Most of the money will be used on upgrading the borough’s beleaguered network of roads, with 82 per cent from 2015/16 to 2017/18 and 75 per cent in the second wave between 2018/19 and 2020/21.

Bridges are the next biggest priority, with 15 per cent of the cake and lighting gets two per cent.

Foot and cycle paths will be ignored in the first stage but nine per cent of the cash will be used from 2018/19.

With this new money, the council has earmarked the following projects:

A £2.5m scheme to improve the Rodney Street/Riverway junction between the Wigan Life Centre and the new Premier Inn. This will help traffic flow and make it safer and easier for pedestrians to cross Riverway.

A sum of £850,000 will be used to improve the New Market Street/Market Street junction outside Wigan and Leigh College. This will make walking for pedestrians between the shops including the new Galleries scheme and the bus station and the college, Deanery High School, the Wigan Youth Zone and Mesnes Park, much safer and easier. It will also enhance accessibility in the northern part of the town centre.

And £400,000 will be used for environmental improvements in the Poolstock area to complement the opening of the new A49 link road. The new road will significantly reduce the amount of traffic using Poolstock, currently one of the most congested roads in the borough and the funding for environmental improvements along the old road such as tree planting or cycleway improvements, will make a real difference for the local community.

There is also around £1m identified for improving cycling facilities into and around Wigan town centre.

The council will be given between £3.8m and £3.4m in each of the first three years, going down to around £3.1m for each of the following three.

But as the authority’s improvement schemes get under way, it will be given more cash each year through the incentive funding programme, rising from £213,000 to £319,800 between 2016/17 and 2018/19.

In the second wave of funds (2018/19 to 2020/21), £750,464 will be awarded each year.

The purse of up to £23m does not include any funding Wigan might get for creating new roads.

In a bid to conserve costs, the council has successfully implemented a £1.9m Invest to Save project aimed at the preservation of residential roads by using preventative maintenance work, which has improved their overall condition.

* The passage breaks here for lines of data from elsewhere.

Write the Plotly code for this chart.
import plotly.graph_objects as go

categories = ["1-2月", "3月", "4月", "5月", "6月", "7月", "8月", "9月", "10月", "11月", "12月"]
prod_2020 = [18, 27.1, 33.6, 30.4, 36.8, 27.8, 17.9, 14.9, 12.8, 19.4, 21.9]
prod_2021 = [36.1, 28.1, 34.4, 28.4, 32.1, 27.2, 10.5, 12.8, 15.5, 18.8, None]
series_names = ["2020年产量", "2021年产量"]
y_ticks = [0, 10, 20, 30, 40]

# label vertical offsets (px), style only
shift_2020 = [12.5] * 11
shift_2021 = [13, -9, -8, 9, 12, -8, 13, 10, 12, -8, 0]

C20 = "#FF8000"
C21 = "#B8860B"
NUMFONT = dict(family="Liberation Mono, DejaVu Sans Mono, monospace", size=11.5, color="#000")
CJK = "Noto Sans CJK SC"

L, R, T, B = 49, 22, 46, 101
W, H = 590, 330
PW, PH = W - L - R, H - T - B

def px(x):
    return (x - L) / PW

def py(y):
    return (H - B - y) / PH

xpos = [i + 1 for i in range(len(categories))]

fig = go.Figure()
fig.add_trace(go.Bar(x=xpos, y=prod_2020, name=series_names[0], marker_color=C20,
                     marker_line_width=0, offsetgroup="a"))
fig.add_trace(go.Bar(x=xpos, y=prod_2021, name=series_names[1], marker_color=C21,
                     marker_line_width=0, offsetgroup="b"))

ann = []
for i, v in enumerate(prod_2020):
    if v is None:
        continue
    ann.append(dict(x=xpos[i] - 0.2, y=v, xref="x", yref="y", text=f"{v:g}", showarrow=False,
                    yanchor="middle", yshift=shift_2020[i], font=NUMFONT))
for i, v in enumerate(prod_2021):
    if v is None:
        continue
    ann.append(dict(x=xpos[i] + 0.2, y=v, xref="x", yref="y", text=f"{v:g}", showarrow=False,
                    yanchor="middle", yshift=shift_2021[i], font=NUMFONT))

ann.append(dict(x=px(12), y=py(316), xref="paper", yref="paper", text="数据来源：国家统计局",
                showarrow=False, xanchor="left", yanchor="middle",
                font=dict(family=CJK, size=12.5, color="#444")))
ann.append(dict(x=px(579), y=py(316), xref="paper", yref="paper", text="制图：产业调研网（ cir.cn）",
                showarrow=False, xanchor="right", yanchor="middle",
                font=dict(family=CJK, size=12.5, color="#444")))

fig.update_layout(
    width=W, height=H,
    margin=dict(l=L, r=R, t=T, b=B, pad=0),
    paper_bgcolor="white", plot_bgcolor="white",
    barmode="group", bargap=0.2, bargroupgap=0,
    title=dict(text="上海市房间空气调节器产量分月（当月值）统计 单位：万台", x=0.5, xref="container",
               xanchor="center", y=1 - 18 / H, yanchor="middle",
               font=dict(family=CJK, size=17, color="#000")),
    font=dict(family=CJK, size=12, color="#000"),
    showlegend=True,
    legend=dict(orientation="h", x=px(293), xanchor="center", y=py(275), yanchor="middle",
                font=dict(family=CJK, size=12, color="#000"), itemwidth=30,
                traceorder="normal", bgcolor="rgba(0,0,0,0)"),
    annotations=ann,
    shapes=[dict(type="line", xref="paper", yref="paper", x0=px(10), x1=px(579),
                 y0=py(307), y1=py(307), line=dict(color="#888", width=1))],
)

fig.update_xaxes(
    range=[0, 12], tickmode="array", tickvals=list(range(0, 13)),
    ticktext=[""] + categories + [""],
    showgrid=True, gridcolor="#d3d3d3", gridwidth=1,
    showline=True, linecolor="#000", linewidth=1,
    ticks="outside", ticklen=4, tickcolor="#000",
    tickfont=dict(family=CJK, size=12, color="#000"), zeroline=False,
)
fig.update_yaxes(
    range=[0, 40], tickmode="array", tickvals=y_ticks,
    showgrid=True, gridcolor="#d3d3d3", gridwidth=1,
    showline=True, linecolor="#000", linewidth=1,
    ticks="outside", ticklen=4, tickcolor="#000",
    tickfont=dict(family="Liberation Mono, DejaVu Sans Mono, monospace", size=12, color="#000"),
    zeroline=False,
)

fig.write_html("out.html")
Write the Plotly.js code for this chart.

The authority is also delivering a three-year £11.8m Invest to Save Street Lighting LED project which will replace all of the existing street lanterns with new LED units which reduce the annual energy costs, carbon emissions and planned maintenance costs.

Mark Tilley, Wigan Council’s assistant director for infrastructure, said: “Wigan Council wants to maintain its roads so that they are fit for the future.

“However, it recognises the need to deliver this service more efficiently and against a backdrop of tighter budgets, increased costs and greater demand from customers.”

Councillor David Molyneux, Wigan Council’s deputy leader, said: “As part of The Deal, Wigan Council is committed to investing in the borough’s infrastructure to help people get around more easily.

“This package of schemes greatly complements our much larger proposed projects such as the new A49 link road and the new bus station and will provide much safer and easier connections for pedestrians, as well as benefiting car users.

“These schemes are essential parts of our town centre regeneration and form part of our on-going plans to improve transport facilities for our community.”